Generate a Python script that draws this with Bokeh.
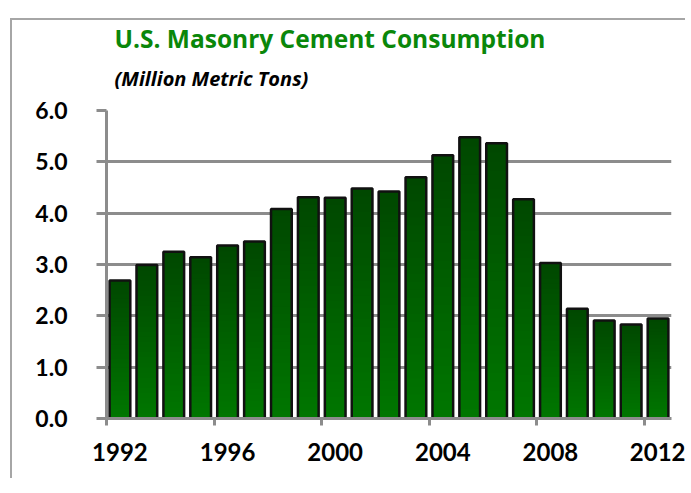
from bokeh.plotting import figure
from bokeh.models import ColumnDataSource, FixedTicker, Title, NumeralTickFormatter
from bokeh.embed import file_html
from bokeh.resources import INLINE

years = list(range(1992, 2013))
consumption = [2.69, 2.99, 3.25, 3.14, 3.37, 3.45, 4.08, 4.31, 4.30, 4.48, 4.42,
               4.70, 5.13, 5.48, 5.36, 4.27, 3.03, 2.14, 1.91, 1.83, 1.95]
x_tick_years = [1992, 1996, 2000, 2004, 2008, 2012]
x_tick_labels = ["1992", "1996", "2000", "2004", "2008", "2012"]
y_ticks = [0, 1, 2, 3, 4, 5, 6]

TITLE = "U.S. Masonry Cement Consumption"
SUBTITLE = "(Million Metric Tons)"

# gradient (top dark, bottom brighter), relative to each bar's height;
# overlapping bands drawn bottom-up so there are no seams
N = 30
c_bottom = (0x00, 0x76, 0x00)
c_top = (0x00, 0x48, 0x00)
bx, bb, bt, bc = [], [], [], []
for yr, v in zip(years, consumption):
    for k in range(N):
        f = k / (N - 1)
        col = tuple(int(round(c_bottom[j] + (c_top[j] - c_bottom[j]) * f)) for j in range(3))
        bx.append(yr)
        bb.append(v * k / N)
        bt.append(v)
        bc.append("#%02x%02x%02x" % col)
bands = ColumnDataSource(dict(x=bx, bottom=bb, top=bt, color=bc))
bars = ColumnDataSource(dict(x=years, top=consumption))

GRAY = "#8c8c8c"

p = figure(frame_width=565, frame_height=308, x_range=(1991.5, 2012.5), y_range=(0, 6),
           output_backend="svg", toolbar_location=None,
           min_border_left=94, min_border_top=90, min_border_right=14, min_border_bottom=60,
           background_fill_color="white", border_fill_color="white")
p.margin = (18, 0, 0, 10)
p.styles = {"border-top": "2px solid #a6a6a6", "border-left": "2px solid #a6a6a6"}
p.outline_line_color = None

p.vbar(x="x", bottom="bottom", top="top", width=0.77, source=bands,
       fill_color="color", line_color=None)
p.vbar(x="x", top="top", width=0.77, source=bars, fill_color=None,
       line_color="#111111", line_width=2.5)

# title / subtitle
p.add_layout(Title(text=SUBTITLE, text_font="Open Sans", text_font_style="bold italic",
                   text_font_size="20px", text_color="black", align="left",
                   offset=8, standoff=38), "above")
p.add_layout(Title(text=TITLE, text_font="Open Sans", text_font_style="bold",
                   text_font_size="24.5px", text_color="#0a870a", align="left",
                   offset=8, standoff=-23), "above")

# x axis
xa = p.xaxis[0]
xa.ticker = FixedTicker(ticks=x_tick_years, minor_ticks=[y - 0.5 for y in x_tick_years])
xa.major_label_overrides = {y: l for y, l in zip(x_tick_years, x_tick_labels)}
xa.major_tick_line_color = None
xa.major_tick_out = 0
xa.major_tick_in = 0
xa.minor_tick_line_color = GRAY
xa.minor_tick_line_width = 3
xa.minor_tick_out = 7
xa.minor_tick_in = 0
xa.axis_line_color = GRAY
xa.axis_line_width = 3
xa.major_label_text_font = "Lato"
xa.major_label_text_font_style = "bold"
xa.major_label_text_font_size = "24px"
xa.major_label_text_color = "black"
xa.major_label_standoff = 17

# y axis
ya = p.yaxis[0]
ya.ticker = FixedTicker(ticks=y_ticks)
ya.formatter = NumeralTickFormatter(format="0.0")
ya.minor_tick_line_color = None
ya.major_tick_line_color = GRAY
ya.major_tick_line_width = 3
ya.major_tick_out = 10
ya.major_tick_in = 0
ya.axis_line_color = GRAY
ya.axis_line_width = 3
ya.major_label_text_font = "Lato"
ya.major_label_text_font_style = "bold"
ya.major_label_text_font_size = "23px"
ya.major_label_text_color = "black"
ya.major_label_standoff = 29

p.xgrid.grid_line_color = None
p.ygrid.grid_line_color = GRAY
p.ygrid.grid_line_width = 3
p.ygrid.ticker = FixedTicker(ticks=y_ticks)

open("out.html", "w").write(file_html(p, INLINE))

Stated goal: Restate the whole listing above exactly, please, omitting every image.

Task output:
Generate a Python script that draws this with Bokeh.
from bokeh.plotting import figure
from bokeh.models import ColumnDataSource, FixedTicker, Title, NumeralTickFormatter
from bokeh.embed import file_html
from bokeh.resources import INLINE

years = list(range(1992, 2013))
consumption = [2.69, 2.99, 3.25, 3.14, 3.37, 3.45, 4.08, 4.31, 4.30, 4.48, 4.42,
               4.70, 5.13, 5.48, 5.36, 4.27, 3.03, 2.14, 1.91, 1.83, 1.95]
x_tick_years = [1992, 1996, 2000, 2004, 2008, 2012]
x_tick_labels = ["1992", "1996", "2000", "2004", "2008", "2012"]
y_ticks = [0, 1, 2, 3, 4, 5, 6]

TITLE = "U.S. Masonry Cement Consumption"
SUBTITLE = "(Million Metric Tons)"

# gradient (top dark, bottom brighter), relative to each bar's height;
# overlapping bands drawn bottom-up so there are no seams
N = 30
c_bottom = (0x00, 0x76, 0x00)
c_top = (0x00, 0x48, 0x00)
bx, bb, bt, bc = [], [], [], []
for yr, v in zip(years, consumption):
    for k in range(N):
        f = k / (N - 1)
        col = tuple(int(round(c_bottom[j] + (c_top[j] - c_bottom[j]) * f)) for j in range(3))
        bx.append(yr)
        bb.append(v * k / N)
        bt.append(v)
        bc.append("#%02x%02x%02x" % col)
bands = ColumnDataSource(dict(x=bx, bottom=bb, top=bt, color=bc))
bars = ColumnDataSource(dict(x=years, top=consumption))

GRAY = "#8c8c8c"

p = figure(frame_width=565, frame_height=308, x_range=(1991.5, 2012.5), y_range=(0, 6),
           output_backend="svg", toolbar_location=None,
           min_border_left=94, min_border_top=90, min_border_right=14, min_border_bottom=60,
           background_fill_color="white", border_fill_color="white")
p.margin = (18, 0, 0, 10)
p.styles = {"border-top": "2px solid #a6a6a6", "border-left": "2px solid #a6a6a6"}
p.outline_line_color = None

p.vbar(x="x", bottom="bottom", top="top", width=0.77, source=bands,
       fill_color="color", line_color=None)
p.vbar(x="x", top="top", width=0.77, source=bars, fill_color=None,
       line_color="#111111", line_width=2.5)

# title / subtitle
p.add_layout(Title(text=SUBTITLE, text_font="Open Sans", text_font_style="bold italic",
                   text_font_size="20px", text_color="black", align="left",
                   offset=8, standoff=38), "above")
p.add_layout(Title(text=TITLE, text_font="Open Sans", text_font_style="bold",
                   text_font_size="24.5px", text_color="#0a870a", align="left",
                   offset=8, standoff=-23), "above")

# x axis
xa = p.xaxis[0]
xa.ticker = FixedTicker(ticks=x_tick_years, minor_ticks=[y - 0.5 for y in x_tick_years])
xa.major_label_overrides = {y: l for y, l in zip(x_tick_years, x_tick_labels)}
xa.major_tick_line_color = None
xa.major_tick_out = 0
xa.major_tick_in = 0
xa.minor_tick_line_color = GRAY
xa.minor_tick_line_width = 3
xa.minor_tick_out = 7
xa.minor_tick_in = 0
xa.axis_line_color = GRAY
xa.axis_line_width = 3
xa.major_label_text_font = "Lato"
xa.major_label_text_font_style = "bold"
xa.major_label_text_font_size = "24px"
xa.major_label_text_color = "black"
xa.major_label_standoff = 17

# y axis
ya = p.yaxis[0]
ya.ticker = FixedTicker(ticks=y_ticks)
ya.formatter = NumeralTickFormatter(format="0.0")
ya.minor_tick_line_color = None
ya.major_tick_line_color = GRAY
ya.major_tick_line_width = 3
ya.major_tick_out = 10
ya.major_tick_in = 0
ya.axis_line_color = GRAY
ya.axis_line_width = 3
ya.major_label_text_font = "Lato"
ya.major_label_text_font_style = "bold"
ya.major_label_text_font_size = "23px"
ya.major_label_text_color = "black"
ya.major_label_standoff = 29

p.xgrid.grid_line_color = None
p.ygrid.grid_line_color = GRAY
p.ygrid.grid_line_width = 3
p.ygrid.ticker = FixedTicker(ticks=y_ticks)

open("out.html", "w").write(file_html(p, INLINE))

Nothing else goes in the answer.